Written request: Give the number of lines in the data that hold the string "this". Nothing else is needed.

Data to process:
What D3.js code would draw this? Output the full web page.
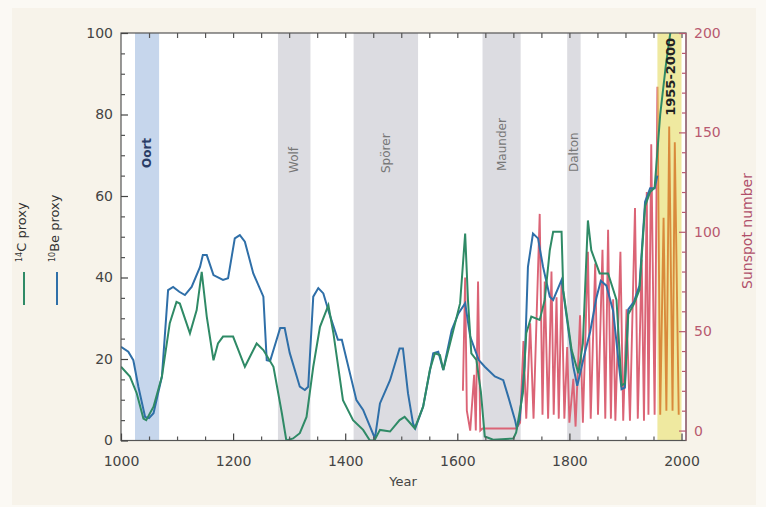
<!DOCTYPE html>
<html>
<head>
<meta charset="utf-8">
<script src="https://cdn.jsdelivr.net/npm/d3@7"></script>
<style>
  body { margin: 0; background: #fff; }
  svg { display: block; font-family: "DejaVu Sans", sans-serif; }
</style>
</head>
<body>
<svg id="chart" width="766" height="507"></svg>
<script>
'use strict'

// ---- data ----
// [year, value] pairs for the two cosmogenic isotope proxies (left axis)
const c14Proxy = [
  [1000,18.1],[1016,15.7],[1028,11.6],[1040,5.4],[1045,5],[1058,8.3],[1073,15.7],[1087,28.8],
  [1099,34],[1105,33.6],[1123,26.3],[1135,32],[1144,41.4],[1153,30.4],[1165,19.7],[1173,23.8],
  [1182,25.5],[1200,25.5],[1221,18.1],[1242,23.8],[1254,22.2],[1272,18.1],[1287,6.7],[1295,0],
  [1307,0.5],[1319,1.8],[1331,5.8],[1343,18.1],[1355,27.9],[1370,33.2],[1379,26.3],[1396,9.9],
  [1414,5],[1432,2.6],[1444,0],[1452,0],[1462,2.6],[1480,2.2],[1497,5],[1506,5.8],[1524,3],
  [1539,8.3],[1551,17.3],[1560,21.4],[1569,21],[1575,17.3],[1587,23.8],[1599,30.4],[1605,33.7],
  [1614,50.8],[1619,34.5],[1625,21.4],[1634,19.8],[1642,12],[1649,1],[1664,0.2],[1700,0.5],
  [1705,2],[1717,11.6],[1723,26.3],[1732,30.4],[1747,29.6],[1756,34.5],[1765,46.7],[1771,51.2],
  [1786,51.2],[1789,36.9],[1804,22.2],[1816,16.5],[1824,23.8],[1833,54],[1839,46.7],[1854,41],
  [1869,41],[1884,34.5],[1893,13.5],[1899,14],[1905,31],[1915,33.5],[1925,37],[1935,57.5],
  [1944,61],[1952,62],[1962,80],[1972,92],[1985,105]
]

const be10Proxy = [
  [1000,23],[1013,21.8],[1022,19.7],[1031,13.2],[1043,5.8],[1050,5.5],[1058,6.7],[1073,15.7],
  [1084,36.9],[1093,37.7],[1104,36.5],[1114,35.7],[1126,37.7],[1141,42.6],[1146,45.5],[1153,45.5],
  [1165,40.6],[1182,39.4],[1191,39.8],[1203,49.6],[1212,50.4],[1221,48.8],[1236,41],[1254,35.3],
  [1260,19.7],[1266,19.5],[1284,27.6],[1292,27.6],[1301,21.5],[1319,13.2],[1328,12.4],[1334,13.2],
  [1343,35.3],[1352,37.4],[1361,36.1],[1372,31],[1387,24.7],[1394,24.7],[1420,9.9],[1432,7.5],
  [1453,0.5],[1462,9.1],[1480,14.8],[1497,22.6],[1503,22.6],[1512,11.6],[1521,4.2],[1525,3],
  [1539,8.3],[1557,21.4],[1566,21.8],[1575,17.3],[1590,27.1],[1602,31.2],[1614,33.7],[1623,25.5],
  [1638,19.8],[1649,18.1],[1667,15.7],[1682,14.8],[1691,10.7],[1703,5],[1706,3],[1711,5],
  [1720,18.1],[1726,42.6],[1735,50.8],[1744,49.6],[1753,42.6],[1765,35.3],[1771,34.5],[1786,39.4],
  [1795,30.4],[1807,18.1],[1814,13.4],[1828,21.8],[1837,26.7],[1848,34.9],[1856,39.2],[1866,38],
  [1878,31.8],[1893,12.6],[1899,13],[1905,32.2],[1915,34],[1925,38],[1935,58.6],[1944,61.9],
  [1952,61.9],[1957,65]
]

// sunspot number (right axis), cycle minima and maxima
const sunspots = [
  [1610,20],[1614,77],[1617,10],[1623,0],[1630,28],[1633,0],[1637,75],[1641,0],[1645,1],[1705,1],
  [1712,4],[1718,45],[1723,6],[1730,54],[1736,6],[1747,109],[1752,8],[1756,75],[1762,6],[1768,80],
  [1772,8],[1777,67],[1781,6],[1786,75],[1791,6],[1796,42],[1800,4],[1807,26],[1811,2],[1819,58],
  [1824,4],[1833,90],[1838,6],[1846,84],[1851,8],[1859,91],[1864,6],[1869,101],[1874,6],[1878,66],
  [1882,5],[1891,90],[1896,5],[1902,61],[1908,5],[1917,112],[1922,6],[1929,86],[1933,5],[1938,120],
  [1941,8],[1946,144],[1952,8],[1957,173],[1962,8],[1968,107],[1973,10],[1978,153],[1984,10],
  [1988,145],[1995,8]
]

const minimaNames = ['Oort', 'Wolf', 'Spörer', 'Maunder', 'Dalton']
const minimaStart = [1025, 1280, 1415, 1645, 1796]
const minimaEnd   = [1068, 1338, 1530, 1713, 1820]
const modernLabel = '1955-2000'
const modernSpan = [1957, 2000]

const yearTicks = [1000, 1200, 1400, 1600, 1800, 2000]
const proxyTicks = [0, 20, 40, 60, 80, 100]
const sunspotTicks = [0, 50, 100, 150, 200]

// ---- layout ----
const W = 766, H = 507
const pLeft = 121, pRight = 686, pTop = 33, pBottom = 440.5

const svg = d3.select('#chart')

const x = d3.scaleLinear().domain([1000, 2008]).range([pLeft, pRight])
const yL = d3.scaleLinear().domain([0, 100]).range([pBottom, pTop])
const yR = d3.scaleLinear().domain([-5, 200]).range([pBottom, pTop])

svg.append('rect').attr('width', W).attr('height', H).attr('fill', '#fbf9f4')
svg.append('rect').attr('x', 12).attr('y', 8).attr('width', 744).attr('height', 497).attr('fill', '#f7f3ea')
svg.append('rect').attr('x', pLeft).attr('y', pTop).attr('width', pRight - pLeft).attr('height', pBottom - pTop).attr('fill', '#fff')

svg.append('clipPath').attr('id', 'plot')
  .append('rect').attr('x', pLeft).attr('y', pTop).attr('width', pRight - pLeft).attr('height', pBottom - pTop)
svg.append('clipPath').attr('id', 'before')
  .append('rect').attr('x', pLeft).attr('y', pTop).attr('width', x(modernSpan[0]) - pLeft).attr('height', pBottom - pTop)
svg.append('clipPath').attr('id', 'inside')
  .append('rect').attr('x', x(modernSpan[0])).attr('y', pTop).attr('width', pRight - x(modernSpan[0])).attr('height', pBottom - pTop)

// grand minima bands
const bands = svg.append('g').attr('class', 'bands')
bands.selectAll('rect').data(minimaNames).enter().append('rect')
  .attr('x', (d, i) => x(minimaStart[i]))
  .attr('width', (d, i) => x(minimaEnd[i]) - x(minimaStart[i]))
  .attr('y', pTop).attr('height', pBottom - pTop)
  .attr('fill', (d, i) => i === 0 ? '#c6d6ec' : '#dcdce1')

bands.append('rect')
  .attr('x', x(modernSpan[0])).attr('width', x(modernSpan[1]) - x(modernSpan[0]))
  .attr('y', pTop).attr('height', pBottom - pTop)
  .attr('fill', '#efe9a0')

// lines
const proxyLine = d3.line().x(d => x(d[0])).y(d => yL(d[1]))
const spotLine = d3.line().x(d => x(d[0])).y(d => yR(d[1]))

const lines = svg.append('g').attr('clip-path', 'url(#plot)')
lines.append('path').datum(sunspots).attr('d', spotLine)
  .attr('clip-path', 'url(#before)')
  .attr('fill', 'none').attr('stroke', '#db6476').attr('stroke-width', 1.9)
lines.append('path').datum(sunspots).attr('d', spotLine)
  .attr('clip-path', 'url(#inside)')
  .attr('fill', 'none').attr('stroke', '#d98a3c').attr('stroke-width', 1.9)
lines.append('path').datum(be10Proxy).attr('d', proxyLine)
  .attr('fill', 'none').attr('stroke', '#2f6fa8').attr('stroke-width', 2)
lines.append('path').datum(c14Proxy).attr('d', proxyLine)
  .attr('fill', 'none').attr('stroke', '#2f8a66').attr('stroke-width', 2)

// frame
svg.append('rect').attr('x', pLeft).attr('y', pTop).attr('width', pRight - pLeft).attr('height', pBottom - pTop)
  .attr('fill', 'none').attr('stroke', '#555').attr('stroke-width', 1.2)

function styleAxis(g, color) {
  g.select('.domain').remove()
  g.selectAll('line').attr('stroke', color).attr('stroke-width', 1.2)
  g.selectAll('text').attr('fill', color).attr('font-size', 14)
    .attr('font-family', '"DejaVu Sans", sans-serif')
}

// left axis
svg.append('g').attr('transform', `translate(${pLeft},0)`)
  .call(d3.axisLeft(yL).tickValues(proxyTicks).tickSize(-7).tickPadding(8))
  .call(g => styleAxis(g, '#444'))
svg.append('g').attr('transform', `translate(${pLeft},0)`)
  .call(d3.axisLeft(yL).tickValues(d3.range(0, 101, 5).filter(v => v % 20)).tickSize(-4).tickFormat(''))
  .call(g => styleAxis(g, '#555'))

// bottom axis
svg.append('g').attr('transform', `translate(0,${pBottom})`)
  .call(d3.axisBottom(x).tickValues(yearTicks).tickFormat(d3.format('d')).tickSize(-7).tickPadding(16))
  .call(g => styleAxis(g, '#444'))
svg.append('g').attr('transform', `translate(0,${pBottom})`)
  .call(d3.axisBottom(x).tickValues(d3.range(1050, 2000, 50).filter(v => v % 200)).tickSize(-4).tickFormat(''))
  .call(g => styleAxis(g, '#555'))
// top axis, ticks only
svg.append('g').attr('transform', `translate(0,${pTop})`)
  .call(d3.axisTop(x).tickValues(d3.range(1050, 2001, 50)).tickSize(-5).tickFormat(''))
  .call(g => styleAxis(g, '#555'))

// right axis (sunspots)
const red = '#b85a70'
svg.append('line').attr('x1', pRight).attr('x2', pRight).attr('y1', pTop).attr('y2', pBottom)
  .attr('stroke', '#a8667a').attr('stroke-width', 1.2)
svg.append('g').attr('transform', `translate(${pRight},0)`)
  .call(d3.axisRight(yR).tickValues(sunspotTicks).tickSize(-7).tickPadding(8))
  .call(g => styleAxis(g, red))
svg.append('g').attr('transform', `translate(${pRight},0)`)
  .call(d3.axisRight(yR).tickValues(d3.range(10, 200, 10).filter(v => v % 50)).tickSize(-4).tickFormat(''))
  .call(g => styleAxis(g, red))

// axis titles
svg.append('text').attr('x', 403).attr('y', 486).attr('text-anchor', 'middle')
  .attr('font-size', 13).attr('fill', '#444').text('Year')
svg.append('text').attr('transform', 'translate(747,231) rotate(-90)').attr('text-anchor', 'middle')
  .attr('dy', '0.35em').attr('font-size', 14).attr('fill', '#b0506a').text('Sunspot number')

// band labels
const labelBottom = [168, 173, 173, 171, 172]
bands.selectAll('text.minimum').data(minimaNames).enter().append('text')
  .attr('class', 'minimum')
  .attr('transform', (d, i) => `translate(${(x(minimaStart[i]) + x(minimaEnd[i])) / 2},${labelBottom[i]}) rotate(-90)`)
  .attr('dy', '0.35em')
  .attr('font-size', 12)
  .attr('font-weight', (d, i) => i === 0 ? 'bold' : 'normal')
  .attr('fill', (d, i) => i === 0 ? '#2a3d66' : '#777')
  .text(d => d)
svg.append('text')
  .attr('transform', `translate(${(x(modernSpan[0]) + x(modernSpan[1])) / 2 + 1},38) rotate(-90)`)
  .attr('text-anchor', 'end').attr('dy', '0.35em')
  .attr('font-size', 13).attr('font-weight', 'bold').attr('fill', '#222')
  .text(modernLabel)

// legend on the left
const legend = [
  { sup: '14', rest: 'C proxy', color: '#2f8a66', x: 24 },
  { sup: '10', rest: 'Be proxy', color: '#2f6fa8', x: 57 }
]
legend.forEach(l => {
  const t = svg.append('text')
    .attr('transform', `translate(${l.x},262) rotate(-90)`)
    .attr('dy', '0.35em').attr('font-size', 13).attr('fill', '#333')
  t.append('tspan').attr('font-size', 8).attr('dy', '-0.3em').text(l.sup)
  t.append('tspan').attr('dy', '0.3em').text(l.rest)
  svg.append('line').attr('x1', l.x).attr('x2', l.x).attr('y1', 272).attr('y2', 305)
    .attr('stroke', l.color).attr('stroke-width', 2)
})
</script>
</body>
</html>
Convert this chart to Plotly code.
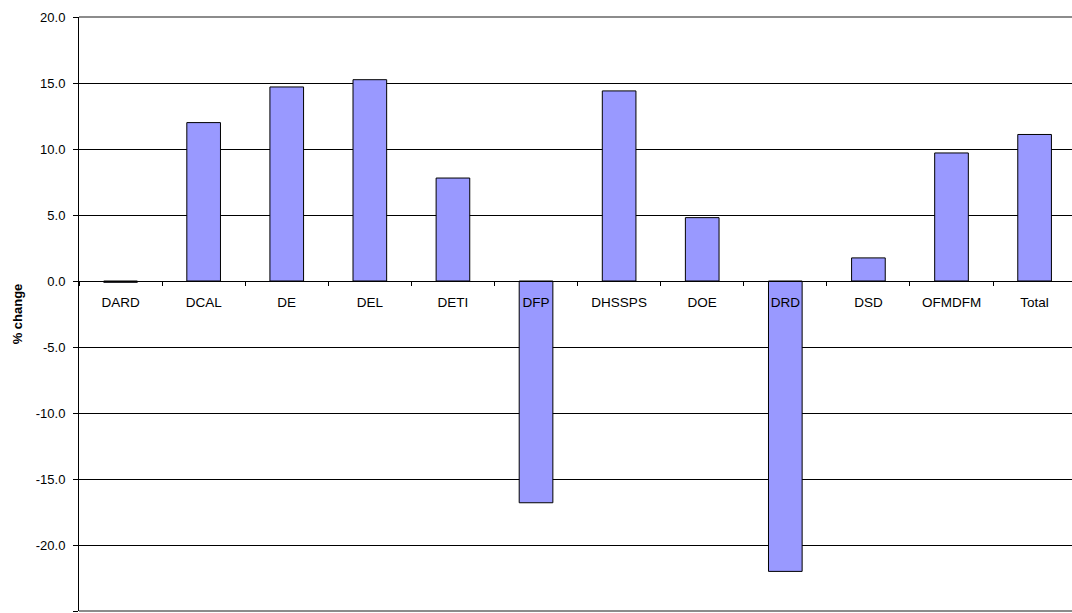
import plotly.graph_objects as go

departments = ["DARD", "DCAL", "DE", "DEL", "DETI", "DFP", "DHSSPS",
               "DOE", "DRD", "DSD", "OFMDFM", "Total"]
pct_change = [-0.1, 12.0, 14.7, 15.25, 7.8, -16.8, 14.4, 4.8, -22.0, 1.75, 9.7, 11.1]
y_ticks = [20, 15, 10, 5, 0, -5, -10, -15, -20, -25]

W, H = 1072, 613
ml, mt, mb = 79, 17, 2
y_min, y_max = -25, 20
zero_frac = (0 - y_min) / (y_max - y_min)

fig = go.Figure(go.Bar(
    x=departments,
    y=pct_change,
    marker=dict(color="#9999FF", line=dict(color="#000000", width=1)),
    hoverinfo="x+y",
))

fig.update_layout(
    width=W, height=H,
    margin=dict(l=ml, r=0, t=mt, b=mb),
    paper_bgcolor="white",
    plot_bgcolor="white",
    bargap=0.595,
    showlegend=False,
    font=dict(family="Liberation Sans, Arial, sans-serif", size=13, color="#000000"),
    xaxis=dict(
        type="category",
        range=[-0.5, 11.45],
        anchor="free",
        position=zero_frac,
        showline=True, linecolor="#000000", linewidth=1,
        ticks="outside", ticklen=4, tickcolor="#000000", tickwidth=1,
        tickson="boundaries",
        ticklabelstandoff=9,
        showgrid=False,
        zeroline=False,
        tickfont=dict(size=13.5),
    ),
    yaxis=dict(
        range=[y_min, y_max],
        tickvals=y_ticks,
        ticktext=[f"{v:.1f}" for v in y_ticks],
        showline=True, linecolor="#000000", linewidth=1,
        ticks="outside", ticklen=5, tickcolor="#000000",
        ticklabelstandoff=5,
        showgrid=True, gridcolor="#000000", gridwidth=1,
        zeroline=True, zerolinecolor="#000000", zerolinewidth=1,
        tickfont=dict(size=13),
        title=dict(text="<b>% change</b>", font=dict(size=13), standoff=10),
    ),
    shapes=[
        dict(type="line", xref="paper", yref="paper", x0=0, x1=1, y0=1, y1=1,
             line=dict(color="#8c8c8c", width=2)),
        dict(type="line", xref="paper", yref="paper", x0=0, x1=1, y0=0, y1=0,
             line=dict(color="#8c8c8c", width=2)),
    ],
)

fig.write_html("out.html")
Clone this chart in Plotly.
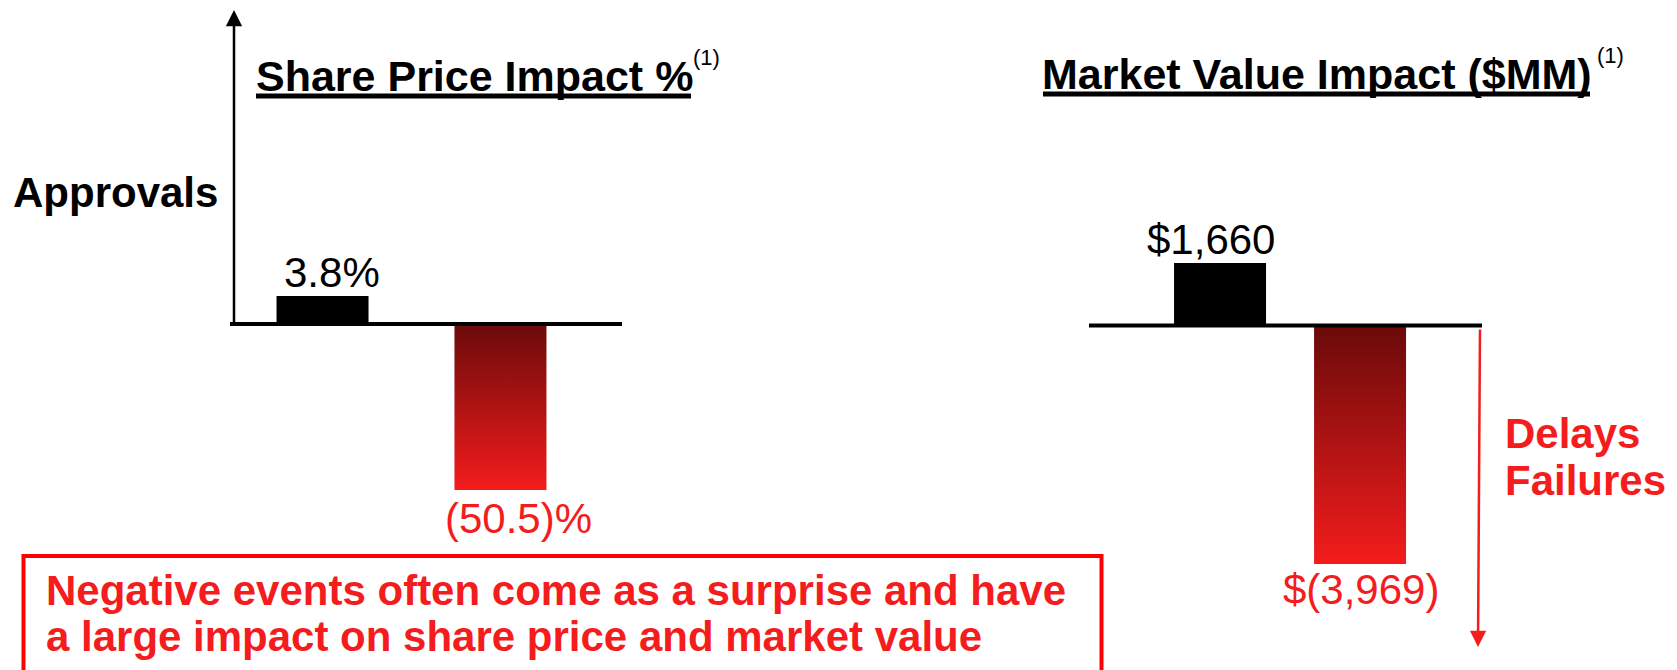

Worked solution: 3